Reproduce the data below in full and exclude every picture.

# # #

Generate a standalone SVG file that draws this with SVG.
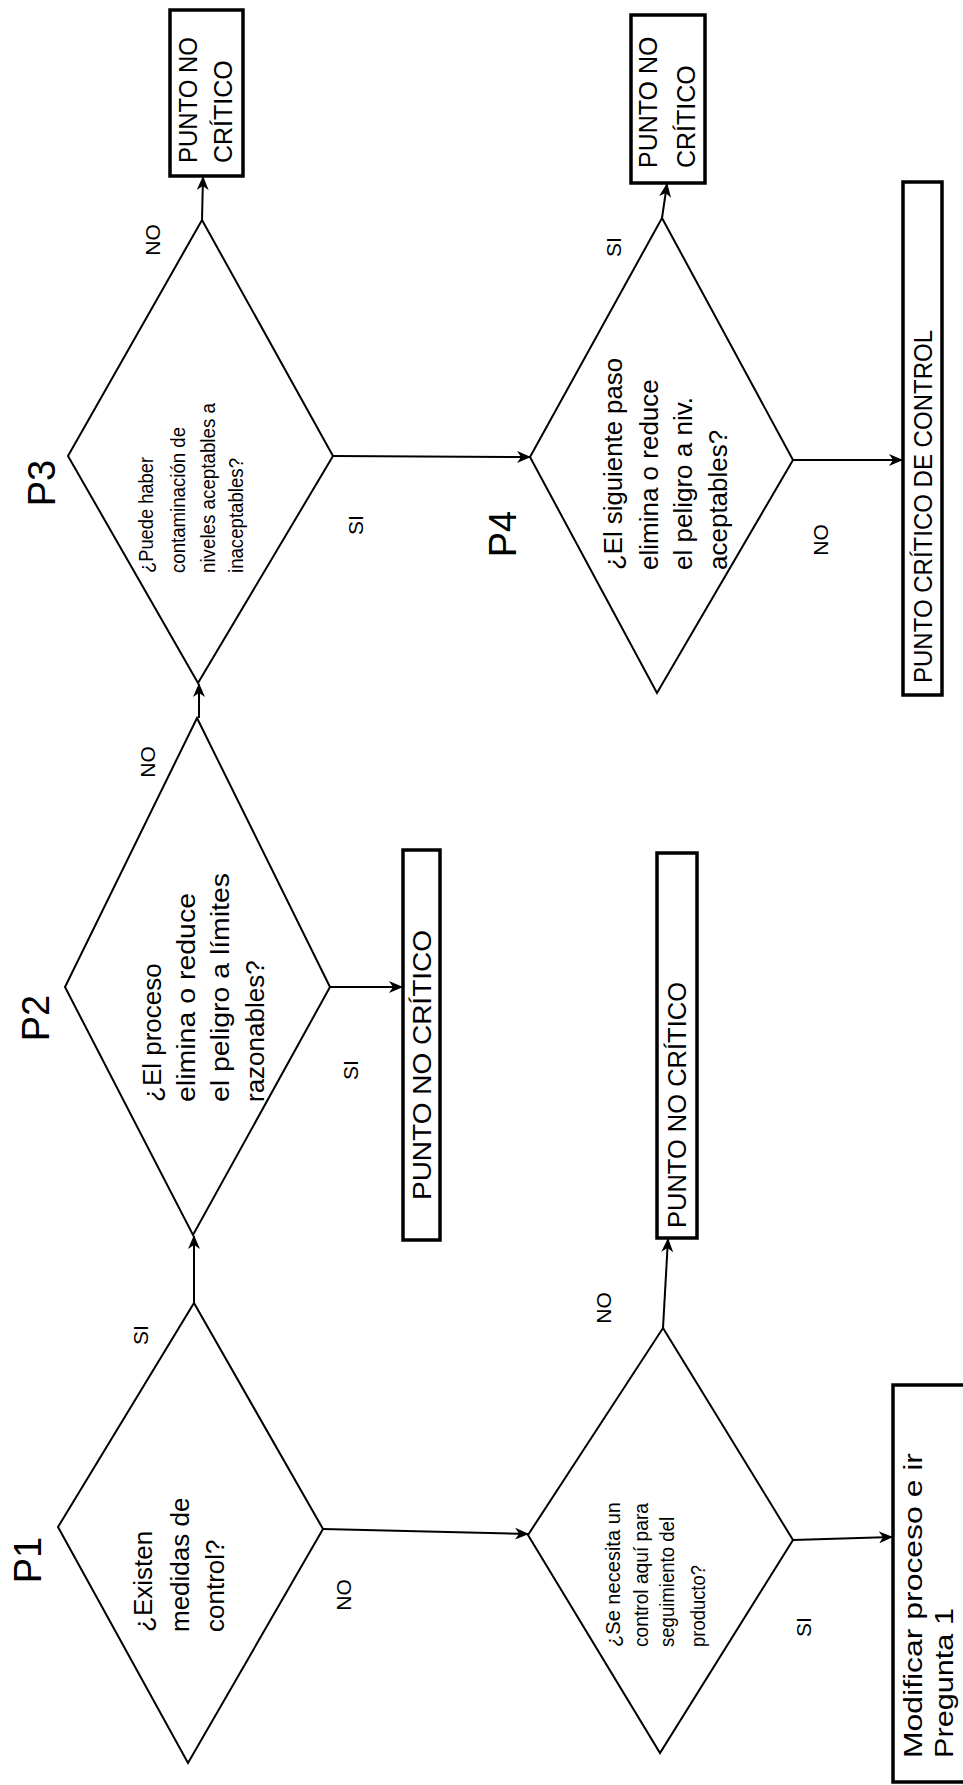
<svg xmlns="http://www.w3.org/2000/svg" width="963" height="1785" viewBox="0 0 963 1785">
<style>
text{font-family:"Liberation Sans",Arial,sans-serif;fill:#000;dominant-baseline:central}
.d{fill:#fff;stroke:#000;stroke-width:2}
.b{fill:#fff;stroke:#000;stroke-width:3.5}
.c{fill:none;stroke:#000;stroke-width:2}
.p{font-size:38px}
.q{font-size:26px}
.s{font-size:21px}
.k{font-size:25px}
.l{font-size:21px}
</style>
<defs>
<marker id="ah" markerUnits="userSpaceOnUse" markerWidth="14" markerHeight="12" refX="13" refY="6" orient="auto">
<path d="M0,0 L14,6 L0,12 L4,6 z" fill="#000"/>
</marker>
</defs>
<rect width="963" height="1785" fill="#fff"/>

<g id="connectors">
<path class="c" d="M194,1303 L194,1236" marker-end="url(#ah)"/>
<path class="c" d="M199,718 L199,684" marker-end="url(#ah)"/>
<path class="c" d="M202,220 L203,177" marker-end="url(#ah)"/>
<path class="c" d="M333,456 L530,457" marker-end="url(#ah)"/>
<path class="c" d="M662,218 L667,184" marker-end="url(#ah)"/>
<path class="c" d="M793,460 L902,460" marker-end="url(#ah)"/>
<path class="c" d="M330,987 L402,987" marker-end="url(#ah)"/>
<path class="c" d="M323,1529 L528,1534" marker-end="url(#ah)"/>
<path class="c" d="M663,1328 L668,1239" marker-end="url(#ah)"/>
<path class="c" d="M793,1540 L892,1537" marker-end="url(#ah)"/>
<g class="l">
<text transform="translate(140,1335) rotate(-90)" text-anchor="middle">SI</text>
<text transform="translate(343,1595) rotate(-90)" text-anchor="middle">NO</text>
<text transform="translate(350,1070) rotate(-90)" text-anchor="middle">SI</text>
<text transform="translate(147,762) rotate(-90)" text-anchor="middle">NO</text>
<text transform="translate(355,525) rotate(-90)" text-anchor="middle">SI</text>
<text transform="translate(152,240) rotate(-90)" text-anchor="middle">NO</text>
<text transform="translate(613,247) rotate(-90)" text-anchor="middle">SI</text>
<text transform="translate(820,540) rotate(-90)" text-anchor="middle">NO</text>
<text transform="translate(603,1308) rotate(-90)" text-anchor="middle">NO</text>
<text transform="translate(803,1627) rotate(-90)" text-anchor="middle">SI</text>
</g>
</g>

<g id="P1">
<polygon class="d" points="194,1303 323,1529 188,1763 58,1527"/>
<text class="p" transform="translate(28,1560) rotate(-90)" text-anchor="middle">P1</text>
<text class="q" transform="translate(143,1632) rotate(-90)">¿Existen</text>
<text class="q" transform="translate(180,1632) rotate(-90)">medidas de</text>
<text class="q" transform="translate(215,1632) rotate(-90)">control?</text>
</g>

<g id="P2">
<polygon class="d" points="197,718 330,987 193,1235 65,987"/>
<text class="p" transform="translate(36,1018) rotate(-90)" text-anchor="middle">P2</text>
<text class="q" transform="translate(152,1102) rotate(-90)">¿El proceso</text>
<text class="q" transform="translate(186,1102) rotate(-90)" textLength="209" lengthAdjust="spacingAndGlyphs">elimina o reduce</text>
<text class="q" transform="translate(220,1102) rotate(-90)" textLength="229" lengthAdjust="spacingAndGlyphs">el peligro a límites</text>
<text class="q" transform="translate(255,1102) rotate(-90)">razonables?</text>
</g>

<g id="P3">
<polygon class="d" points="202,220 333,456 198,683 68,456"/>
<text class="p" transform="translate(42,483) rotate(-90)" text-anchor="middle">P3</text>
<text class="s" transform="translate(145,573) rotate(-90)" textLength="116" lengthAdjust="spacingAndGlyphs">¿Puede haber</text>
<text class="s" transform="translate(177,573) rotate(-90)" textLength="146" lengthAdjust="spacingAndGlyphs">contaminación de</text>
<text class="s" transform="translate(207,573) rotate(-90)" textLength="170" lengthAdjust="spacingAndGlyphs">niveles aceptables a</text>
<text class="s" transform="translate(235,573) rotate(-90)" textLength="115" lengthAdjust="spacingAndGlyphs">inaceptables?</text>
</g>

<g id="P4">
<polygon class="d" points="662,218 793,460 657,693 530,457"/>
<text class="p" transform="translate(503,534) rotate(-90)" text-anchor="middle">P4</text>
<text class="q" transform="translate(613,570) rotate(-90)" textLength="212" lengthAdjust="spacingAndGlyphs">¿El siguiente paso</text>
<text class="q" transform="translate(649,570) rotate(-90)">elimina o reduce</text>
<text class="q" transform="translate(683,570) rotate(-90)">el peligro a niv.</text>
<text class="q" transform="translate(718,570) rotate(-90)">aceptables?</text>
</g>

<g id="P5">
<polygon class="d" points="663,1328 793,1540 660,1753 528,1535"/>
<text class="s" transform="translate(612,1647) rotate(-90)" textLength="145" lengthAdjust="spacingAndGlyphs">¿Se necesita un</text>
<text class="s" transform="translate(640,1647) rotate(-90)" textLength="144" lengthAdjust="spacingAndGlyphs">control aquí para</text>
<text class="s" transform="translate(666,1647) rotate(-90)" textLength="130" lengthAdjust="spacingAndGlyphs">seguimiento del</text>
<text class="s" transform="translate(697,1647) rotate(-90)" textLength="82" lengthAdjust="spacingAndGlyphs">producto?</text>
</g>

<g id="boxA">
<rect class="b" x="170" y="10" width="73" height="166"/>
<text class="k" transform="translate(188,163) rotate(-90)" textLength="126" lengthAdjust="spacingAndGlyphs">PUNTO NO</text>
<text class="k" transform="translate(223,163) rotate(-90)">CRÍTICO</text>
</g>

<g id="boxB">
<rect class="b" x="631" y="15" width="74" height="168"/>
<text class="k" transform="translate(648,168) rotate(-90)">PUNTO NO</text>
<text class="k" transform="translate(686,168) rotate(-90)">CRÍTICO</text>
</g>

<g id="boxC">
<rect class="b" x="903" y="182" width="39" height="513"/>
<text class="k" transform="translate(923,683) rotate(-90)" textLength="353" lengthAdjust="spacingAndGlyphs">PUNTO CRÍTICO DE CONTROL</text>
</g>

<g id="boxD">
<rect class="b" x="403" y="850" width="37" height="390"/>
<text class="k" transform="translate(422,1200) rotate(-90)" textLength="270" lengthAdjust="spacingAndGlyphs">PUNTO NO CRÍTICO</text>
</g>

<g id="boxE">
<rect class="b" x="657" y="853" width="40" height="385"/>
<text class="k" transform="translate(677,1228) rotate(-90)" textLength="246" lengthAdjust="spacingAndGlyphs">PUNTO NO CRÍTICO</text>
</g>

<g id="boxF">
<rect class="b" x="893" y="1385" width="80" height="397"/>
<text class="k" transform="translate(913,1758) rotate(-90)" textLength="305" lengthAdjust="spacingAndGlyphs">Modificar proceso e ir</text>
<text class="k" transform="translate(944,1758) rotate(-90)" textLength="150" lengthAdjust="spacingAndGlyphs">Pregunta 1</text>
</g>
</svg>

# # #

# Answer to this problem
Generate a standalone SVG file that draws this with SVG.
<svg xmlns="http://www.w3.org/2000/svg" width="963" height="1785" viewBox="0 0 963 1785">
<style>
text{font-family:"Liberation Sans",Arial,sans-serif;fill:#000;dominant-baseline:central}
.d{fill:#fff;stroke:#000;stroke-width:2}
.b{fill:#fff;stroke:#000;stroke-width:3.5}
.c{fill:none;stroke:#000;stroke-width:2}
.p{font-size:38px}
.q{font-size:26px}
.s{font-size:21px}
.k{font-size:25px}
.l{font-size:21px}
</style>
<defs>
<marker id="ah" markerUnits="userSpaceOnUse" markerWidth="14" markerHeight="12" refX="13" refY="6" orient="auto">
<path d="M0,0 L14,6 L0,12 L4,6 z" fill="#000"/>
</marker>
</defs>
<rect width="963" height="1785" fill="#fff"/>

<g id="connectors">
<path class="c" d="M194,1303 L194,1236" marker-end="url(#ah)"/>
<path class="c" d="M199,718 L199,684" marker-end="url(#ah)"/>
<path class="c" d="M202,220 L203,177" marker-end="url(#ah)"/>
<path class="c" d="M333,456 L530,457" marker-end="url(#ah)"/>
<path class="c" d="M662,218 L667,184" marker-end="url(#ah)"/>
<path class="c" d="M793,460 L902,460" marker-end="url(#ah)"/>
<path class="c" d="M330,987 L402,987" marker-end="url(#ah)"/>
<path class="c" d="M323,1529 L528,1534" marker-end="url(#ah)"/>
<path class="c" d="M663,1328 L668,1239" marker-end="url(#ah)"/>
<path class="c" d="M793,1540 L892,1537" marker-end="url(#ah)"/>
<g class="l">
<text transform="translate(140,1335) rotate(-90)" text-anchor="middle">SI</text>
<text transform="translate(343,1595) rotate(-90)" text-anchor="middle">NO</text>
<text transform="translate(350,1070) rotate(-90)" text-anchor="middle">SI</text>
<text transform="translate(147,762) rotate(-90)" text-anchor="middle">NO</text>
<text transform="translate(355,525) rotate(-90)" text-anchor="middle">SI</text>
<text transform="translate(152,240) rotate(-90)" text-anchor="middle">NO</text>
<text transform="translate(613,247) rotate(-90)" text-anchor="middle">SI</text>
<text transform="translate(820,540) rotate(-90)" text-anchor="middle">NO</text>
<text transform="translate(603,1308) rotate(-90)" text-anchor="middle">NO</text>
<text transform="translate(803,1627) rotate(-90)" text-anchor="middle">SI</text>
</g>
</g>

<g id="P1">
<polygon class="d" points="194,1303 323,1529 188,1763 58,1527"/>
<text class="p" transform="translate(28,1560) rotate(-90)" text-anchor="middle">P1</text>
<text class="q" transform="translate(143,1632) rotate(-90)">¿Existen</text>
<text class="q" transform="translate(180,1632) rotate(-90)">medidas de</text>
<text class="q" transform="translate(215,1632) rotate(-90)">control?</text>
</g>

<g id="P2">
<polygon class="d" points="197,718 330,987 193,1235 65,987"/>
<text class="p" transform="translate(36,1018) rotate(-90)" text-anchor="middle">P2</text>
<text class="q" transform="translate(152,1102) rotate(-90)">¿El proceso</text>
<text class="q" transform="translate(186,1102) rotate(-90)" textLength="209" lengthAdjust="spacingAndGlyphs">elimina o reduce</text>
<text class="q" transform="translate(220,1102) rotate(-90)" textLength="229" lengthAdjust="spacingAndGlyphs">el peligro a límites</text>
<text class="q" transform="translate(255,1102) rotate(-90)">razonables?</text>
</g>

<g id="P3">
<polygon class="d" points="202,220 333,456 198,683 68,456"/>
<text class="p" transform="translate(42,483) rotate(-90)" text-anchor="middle">P3</text>
<text class="s" transform="translate(145,573) rotate(-90)" textLength="116" lengthAdjust="spacingAndGlyphs">¿Puede haber</text>
<text class="s" transform="translate(177,573) rotate(-90)" textLength="146" lengthAdjust="spacingAndGlyphs">contaminación de</text>
<text class="s" transform="translate(207,573) rotate(-90)" textLength="170" lengthAdjust="spacingAndGlyphs">niveles aceptables a</text>
<text class="s" transform="translate(235,573) rotate(-90)" textLength="115" lengthAdjust="spacingAndGlyphs">inaceptables?</text>
</g>

<g id="P4">
<polygon class="d" points="662,218 793,460 657,693 530,457"/>
<text class="p" transform="translate(503,534) rotate(-90)" text-anchor="middle">P4</text>
<text class="q" transform="translate(613,570) rotate(-90)" textLength="212" lengthAdjust="spacingAndGlyphs">¿El siguiente paso</text>
<text class="q" transform="translate(649,570) rotate(-90)">elimina o reduce</text>
<text class="q" transform="translate(683,570) rotate(-90)">el peligro a niv.</text>
<text class="q" transform="translate(718,570) rotate(-90)">aceptables?</text>
</g>

<g id="P5">
<polygon class="d" points="663,1328 793,1540 660,1753 528,1535"/>
<text class="s" transform="translate(612,1647) rotate(-90)" textLength="145" lengthAdjust="spacingAndGlyphs">¿Se necesita un</text>
<text class="s" transform="translate(640,1647) rotate(-90)" textLength="144" lengthAdjust="spacingAndGlyphs">control aquí para</text>
<text class="s" transform="translate(666,1647) rotate(-90)" textLength="130" lengthAdjust="spacingAndGlyphs">seguimiento del</text>
<text class="s" transform="translate(697,1647) rotate(-90)" textLength="82" lengthAdjust="spacingAndGlyphs">producto?</text>
</g>

<g id="boxA">
<rect class="b" x="170" y="10" width="73" height="166"/>
<text class="k" transform="translate(188,163) rotate(-90)" textLength="126" lengthAdjust="spacingAndGlyphs">PUNTO NO</text>
<text class="k" transform="translate(223,163) rotate(-90)">CRÍTICO</text>
</g>

<g id="boxB">
<rect class="b" x="631" y="15" width="74" height="168"/>
<text class="k" transform="translate(648,168) rotate(-90)">PUNTO NO</text>
<text class="k" transform="translate(686,168) rotate(-90)">CRÍTICO</text>
</g>

<g id="boxC">
<rect class="b" x="903" y="182" width="39" height="513"/>
<text class="k" transform="translate(923,683) rotate(-90)" textLength="353" lengthAdjust="spacingAndGlyphs">PUNTO CRÍTICO DE CONTROL</text>
</g>

<g id="boxD">
<rect class="b" x="403" y="850" width="37" height="390"/>
<text class="k" transform="translate(422,1200) rotate(-90)" textLength="270" lengthAdjust="spacingAndGlyphs">PUNTO NO CRÍTICO</text>
</g>

<g id="boxE">
<rect class="b" x="657" y="853" width="40" height="385"/>
<text class="k" transform="translate(677,1228) rotate(-90)" textLength="246" lengthAdjust="spacingAndGlyphs">PUNTO NO CRÍTICO</text>
</g>

<g id="boxF">
<rect class="b" x="893" y="1385" width="80" height="397"/>
<text class="k" transform="translate(913,1758) rotate(-90)" textLength="305" lengthAdjust="spacingAndGlyphs">Modificar proceso e ir</text>
<text class="k" transform="translate(944,1758) rotate(-90)" textLength="150" lengthAdjust="spacingAndGlyphs">Pregunta 1</text>
</g>
</svg>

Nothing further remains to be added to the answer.